Boeren in Bonnenpolder halen uit naar plan natuurbegraafplaats en gemeente Rotterdam: 'Schokkend en kwetsend'
Rotterdam heeft inmiddels het voornemen om een omgevingsvergunning te verlenen voor de nieuwe natuurbegraafplaats van 31 hectare gepubliceerd, er is al 128 hectare nieuwe natuur gepland in het gebied. Dat terwijl er nog een procedure bij de hoogste bestuursrechter loopt. Boeren zijn bang dat vervuild ‘lijkwater’ richting hun percelen loopt vanwege een ophoging van het gebied. Een uitspraak is nog niet gedaan.
Schokkend
‘Het is schokkend en kwetsend om te ervaren dat er niet het fatsoen bestaat om gewoon keurig een uitspraak van de Raad van State af te wachten inzake de ingestelde beroepen tegen het bestemmingsplan Oranjebonnen (de naam van het natuurbegraafplaatsproject, red)’, schrijft Vreugdenhil in zijn relaas aan de provincie en gemeente. ‘Daarmee wordt wederom een gebrek aan innerlijke beschaving geëtaleerd om betrokken burgers fatsoenlijk te behandelen.’
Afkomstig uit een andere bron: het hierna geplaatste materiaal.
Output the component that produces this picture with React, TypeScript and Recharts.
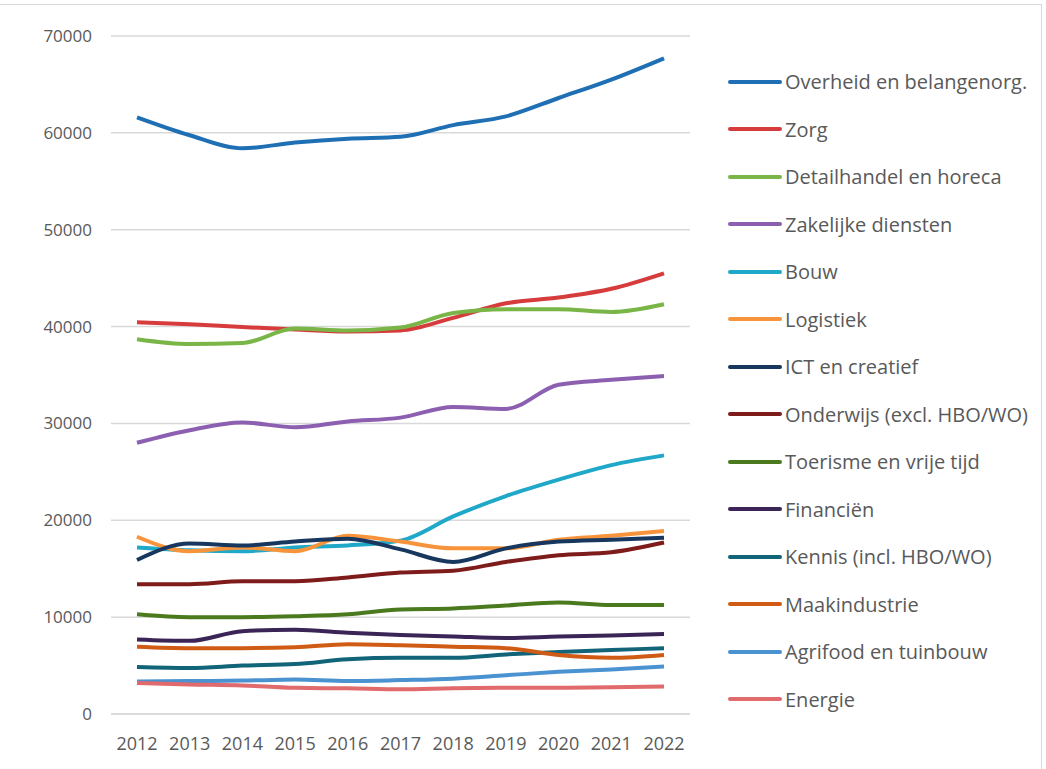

De boeren voelen zich al langer niet gehoord. Het enorme natuurproject (zowel de begraafplaats als het voornemen van 128 hectare nieuwe natuur) bedreigt de agrarische ondernemers in het gebied nabij de haven van Rotterdam en het Westland. In de woorden van bioboer Vreugdenhil: ‘Er is sprake van een manier van handelen welke niet in lijn ligt met het beleid dat decennialang is gehanteerd voor de Bonnenpolders vanwege het unieke open, cultuurhistorische – en landschappelijke plus natuurwetenschappelijke agrarische karakter van het gebied welke was vastgelegd in het bestemmingsplan Hoek van Holland – Buitengebied Oost (uit 2004, red).’
Vastgoed
Vanwege de aanhoudende onzekerheid over het landbouwgebied vermoedt de boer inmiddels een dubbele agenda. De plek kan weleens zeer lucratief zijn voor vastgoedplannen. Huizenbouw, bijvoorbeeld. Het gaat dan om de randen van de Bonnenpolder. Door bijvoorbeeld de natuurbegraafplaats aan te leggen kan een boer niet verder. Zo zei een vollegrondsradijsteler uit het gebied tijdens de rechtszaak: „We monitoren op allerlei stoffen zoals e. coli. Wat als het grondwater is vervuild met lijkwater? Dan kan ik wel stoppen met mijn bedrijf.”
Vreugdenhil schrijft: ‘Het is dus mogelijk geweest om in een langdurig uitputtings- en ontmoedigingsproces de oorspronkelijke agrarische bedrijven in de Bonnen één voor éen het perspectief te ontnemen.’ Hij noemt ook het agrarische bedrijf van de familie Noordam als voorbeeld: ‘De resterende schaalgrootte van dit bedrijf bij de uitvoering van het voornemen van de uitbreiding van de natuur in de Bonnen zal onvoldoende zijn om een gezonde en duurzame agrarische bedrijfsexploitatie mogelijk te maken.’
Hij verwijt de Rotterdamse ambtenaren ‘onbehoorlijk bestuur’. ‘Van de oorspronkelijke ambities m.b.t het bevorderen van agrarisch landschaps- en natuurbeheer, het versterken van het authentieke polderlandschap, het behoud van de cultuurhistorische waarden en het stimuleren van het agrarisch ondernemerschap is niets overgebleven. Slechts een enkeling zal zich de ambities nog herinneren’, verwijst hij opnieuw naar het ontwerpbestemmingsplan uit 2004.
Schandvlek
Dat de pijn diep zit, blijkt uit een geschiedenisles van Vreugdenhil in zijn brief, waaruit vooral het beeld ontstaat dat de plannen van boeren in de Bonnenpolder bij het gebiedsontwikkelproces niet zijn meegenomen. ‘De casus Bonnenpolders zal als schandvlek een waarschuwing zijn voor een ieder in ons land die – net als de oorspronkelijke agrarische ondernemers in de Bonnenpolder indertijd – kiezen voor een coöperatieve - constructieve - en positieve opstelling jegens de overheid bij een integraal gebiedsontwikkelingsproces’, stelt Vreugdenhil, die zijn brief tekenend afsluit met de woorden ‘met droeve groet’.